◆ **What the task asks**
Print exactly the lines from the first one down to the line that contains "const textColor = '#111';", both included, and skip the pictures.

◆ **Dataset section**
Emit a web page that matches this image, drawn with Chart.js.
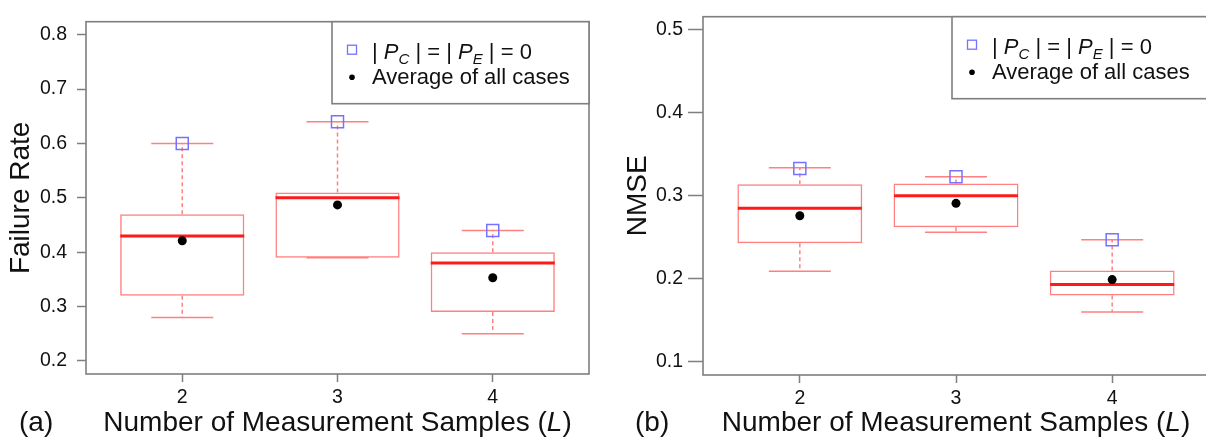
<!DOCTYPE html>
<html>
<head>
<meta charset="utf-8">
<script src="https://cdn.jsdelivr.net/npm/chart.js@4.4.0/dist/chart.umd.min.js"></script>
<style>
  html, body { margin: 0; padding: 0; background: #fff; }
  #wrap { position: relative; width: 1206px; height: 441px; overflow: hidden; }
  .panel { position: absolute; top: 0; height: 441px; overflow: hidden; }
</style>
</head>
<body>
<div id="wrap">
  <div class="panel" style="left:0;width:600px"><canvas id="chartA" width="600" height="441"></canvas></div>
  <div class="panel" style="left:600px;width:606px"><canvas id="chartB" width="620" height="441"></canvas></div>
</div>
<script>
// number of measurement samples (L)
const samples = [2, 3, 4];

// (a) failure rate box stats
const failLow    = [0.28, 0.39, 0.25];
const failQ1     = [0.32, 0.39, 0.29];
const failMedian = [0.43, 0.50, 0.38];
const failQ3     = [0.47, 0.51, 0.40];
const failHigh   = [0.60, 0.64, 0.44];
const failMean   = [0.421, 0.487, 0.353];
const failZero   = [0.60, 0.64, 0.44];   // |Pc| = |Pe| = 0

// (b) NMSE box stats
const nmseLow    = [0.209, 0.256, 0.160];
const nmseQ1     = [0.243, 0.262, 0.180];
const nmseMedian = [0.285, 0.300, 0.193];
const nmseQ3     = [0.314, 0.315, 0.210];
const nmseHigh   = [0.334, 0.323, 0.247];
const nmseMean   = [0.276, 0.291, 0.199];
const nmseZero   = [0.333, 0.323, 0.247];

const failTicks = [0.2, 0.3, 0.4, 0.5, 0.6, 0.7, 0.8];
const nmseTicks = [0.1, 0.2, 0.3, 0.4, 0.5];

const FONT = "'Liberation Sans', Arial, sans-serif";
const frameColor = '#7f7f7f';
const boxColor = '#ff8080';
const medColor = '#ff1a1a';
const zeroColor = '#7373ff';
const textColor = '#111';

// R-style axis range: limits stretched by 4% each side
function ext(lo, hi) {
  const d = (hi - lo) * 0.04;
  return [lo - d, hi + d];
}

function boxDatasets(low, q1, med, q3, high, mean, zero) {
  const pts = arr => samples.map((x, i) => ({ x, y: arr[i] }));
  const whiskers = [];
  samples.forEach((x, i) => {
    whiskers.push({ x, y: q3[i] }, { x, y: high[i] }, { x, y: null });
    whiskers.push({ x, y: q1[i] }, { x, y: low[i] }, { x, y: null });
  });
  const caps = samples.flatMap((x, i) => [{ x, y: low[i] }, { x, y: high[i] }]);
  // first dataset is drawn on top
  return [
    { type: 'line', data: pts(zero), showLine: false, pointStyle: 'rect', pointRadius: 8.5,
      pointBackgroundColor: 'rgba(0,0,0,0)', pointBorderColor: zeroColor, pointBorderWidth: 1.5 },
    { type: 'line', data: pts(mean), showLine: false, pointStyle: 'circle', pointRadius: 4.5,
      pointBackgroundColor: '#000', pointBorderWidth: 0 },
    { type: 'line', data: pts(med), showLine: false, pointStyle: 'line', pointRadius: 62,
      pointBorderColor: medColor, pointBorderWidth: 3 },
    { type: 'line', data: caps, showLine: false, pointStyle: 'line', pointRadius: 31,
      pointBorderColor: boxColor, pointBorderWidth: 1.5 },
    { type: 'line', data: whiskers, borderColor: boxColor, borderWidth: 1.5, borderDash: [4, 3],
      pointRadius: 0, spanGaps: false },
    { type: 'bar', data: samples.map((x, i) => ({ x, y: [q1[i], q3[i]] })),
      backgroundColor: 'rgba(0,0,0,0)', borderColor: boxColor, borderWidth: 1.5,
      borderSkipped: false, barPercentage: 0.8, categoryPercentage: 1.0 }
  ];
}

function drawParts(ctx, x, y, parts) {
  for (const p of parts) {
    ctx.font = p.font;
    ctx.fillText(p.text, x, y + (p.dy || 0));
    x += ctx.measureText(p.text).width;
  }
}

function partsWidth(ctx, parts) {
  let w = 0;
  for (const p of parts) { ctx.font = p.font; w += ctx.measureText(p.text).width; }
  return w;
}

// frame, legend box and x title drawn around the plot area
function decor(tag, tagX) {
  return {
    id: 'decor',
    afterDraw(chart) {
      const ctx = chart.ctx;
      const a = chart.chartArea;
      ctx.save();
      ctx.strokeStyle = frameColor;
      ctx.lineWidth = 1.6;
      ctx.strokeRect(a.left, a.top, a.right - a.left, a.bottom - a.top);

      // legend
      const lw = 257, lh = 82;
      const lx = a.right - lw, ly = a.top;
      ctx.fillStyle = '#fff';
      ctx.fillRect(lx, ly, lw, lh);
      ctx.strokeRect(lx, ly, lw, lh);
      ctx.strokeStyle = zeroColor;
      ctx.lineWidth = 1.3;
      ctx.strokeRect(lx + 20 - 4.5, ly + 28 - 4.5, 9, 9);
      ctx.fillStyle = '#000';
      ctx.beginPath();
      ctx.arc(lx + 20, ly + 55.5, 2.8, 0, Math.PI * 2);
      ctx.fill();

      ctx.fillStyle = textColor;
      ctx.textAlign = 'left';
      ctx.textBaseline = 'alphabetic';
      const n = '22px ' + FONT, it = 'italic 22px ' + FONT, sub = 'italic 15px ' + FONT;
      drawParts(ctx, lx + 40, ly + 37, [
        { text: '| ', font: n }, { text: 'P', font: it }, { text: 'C', font: sub, dy: 5 },
        { text: ' | = | ', font: n }, { text: 'P', font: it }, { text: 'E', font: sub, dy: 5 },
        { text: ' | = 0', font: n }
      ]);
      drawParts(ctx, lx + 40, ly + 62, [{ text: 'Average of all cases', font: n }]);

      // x axis title
      const tf = '28px ' + FONT, ti = 'italic 28px ' + FONT;
      const title = [
        { text: 'Number of Measurement Samples (', font: tf },
        { text: 'L', font: ti }, { text: ')', font: tf }
      ];
      const tw = partsWidth(ctx, title);
      drawParts(ctx, (a.left + a.right) / 2 - tw / 2, 431, title);
      drawParts(ctx, tagX, 431, [{ text: tag, font: tf }]);
      ctx.restore();
    }
  };
}

function makeChart(id, datasets, yLim, yTicks, yTitle, dims, tag) {
  const [xMin, xMax] = ext(1.5, 4.5);
  const [yMin, yMax] = ext(yLim[0], yLim[1]);
  return new Chart(document.getElementById(id), {
    type: 'bar',
    data: { datasets },
    options: {
      responsive: false,
      animation: false,
      events: [],
      layout: { autoPadding: false, padding: { top: dims.top, right: dims.right, left: 0, bottom: 0 } },
      plugins: { legend: { display: false }, tooltip: { enabled: false } },
      scales: {
        x: {
          type: 'linear', min: xMin, max: xMax, offset: false,
          afterBuildTicks: s => { s.ticks = samples.map(v => ({ value: v })); },
          afterFit: s => { s.height = dims.xHeight; },
          ticks: { callback: v => String(v), font: { family: FONT, size: 19.5 }, color: textColor,
                   padding: 4, maxRotation: 0, autoSkip: false },
          grid: { drawOnChartArea: false, tickLength: 8, tickColor: frameColor, tickWidth: 1.5, offset: false },
          border: { display: false }
        },
        y: {
          min: yMin, max: yMax, beginAtZero: false,
          afterBuildTicks: s => { s.ticks = yTicks.map(v => ({ value: v })); },
          afterFit: s => { s.width = dims.yWidth; },
          ticks: { callback: v => v.toFixed(1), font: { family: FONT, size: 19.5 }, color: textColor,
                   padding: dims.tickPad },
          grid: { drawOnChartArea: false, tickLength: dims.tickLen, tickColor: frameColor, tickWidth: 1.5 },
          border: { display: false },
          title: { display: true, text: yTitle, color: textColor,
                   font: { family: FONT, size: 28 }, padding: { top: dims.titlePad, bottom: 0 } }
        }
      }
    },
    plugins: [decor(tag, dims.tagX)]
  });
}

makeChart('chartA',
  boxDatasets(failLow, failQ1, failMedian, failQ3, failHigh, failMean, failZero),
  [0.2, 0.8], failTicks, 'Failure Rate',
  { top: 11, right: 11, xHeight: 67, yWidth: 86, tickLen: 9, tickPad: 10, titlePad: 4, tagX: 19 },
  '(a)');

makeChart('chartB',
  boxDatasets(nmseLow, nmseQ1, nmseMedian, nmseQ3, nmseHigh, nmseMean, nmseZero),
  [0.1, 0.5], nmseTicks, 'NMSE',
  { top: 6, right: 11, xHeight: 66, yWidth: 103, tickLen: 15, tickPad: 5, titlePad: 21, tagX: 35 },
  '(b)');
</script>
</body>
</html>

◆ **The result**
Emit a web page that matches this image, drawn with Chart.js.
<!DOCTYPE html>
<html>
<head>
<meta charset="utf-8">
<script src="https://cdn.jsdelivr.net/npm/chart.js@4.4.0/dist/chart.umd.min.js"></script>
<style>
  html, body { margin: 0; padding: 0; background: #fff; }
  #wrap { position: relative; width: 1206px; height: 441px; overflow: hidden; }
  .panel { position: absolute; top: 0; height: 441px; overflow: hidden; }
</style>
</head>
<body>
<div id="wrap">
  <div class="panel" style="left:0;width:600px"><canvas id="chartA" width="600" height="441"></canvas></div>
  <div class="panel" style="left:600px;width:606px"><canvas id="chartB" width="620" height="441"></canvas></div>
</div>
<script>
// number of measurement samples (L)
const samples = [2, 3, 4];

// (a) failure rate box stats
const failLow    = [0.28, 0.39, 0.25];
const failQ1     = [0.32, 0.39, 0.29];
const failMedian = [0.43, 0.50, 0.38];
const failQ3     = [0.47, 0.51, 0.40];
const failHigh   = [0.60, 0.64, 0.44];
const failMean   = [0.421, 0.487, 0.353];
const failZero   = [0.60, 0.64, 0.44];   // |Pc| = |Pe| = 0

// (b) NMSE box stats
const nmseLow    = [0.209, 0.256, 0.160];
const nmseQ1     = [0.243, 0.262, 0.180];
const nmseMedian = [0.285, 0.300, 0.193];
const nmseQ3     = [0.314, 0.315, 0.210];
const nmseHigh   = [0.334, 0.323, 0.247];
const nmseMean   = [0.276, 0.291, 0.199];
const nmseZero   = [0.333, 0.323, 0.247];

const failTicks = [0.2, 0.3, 0.4, 0.5, 0.6, 0.7, 0.8];
const nmseTicks = [0.1, 0.2, 0.3, 0.4, 0.5];

const FONT = "'Liberation Sans', Arial, sans-serif";
const frameColor = '#7f7f7f';
const boxColor = '#ff8080';
const medColor = '#ff1a1a';
const zeroColor = '#7373ff';
const textColor = '#111';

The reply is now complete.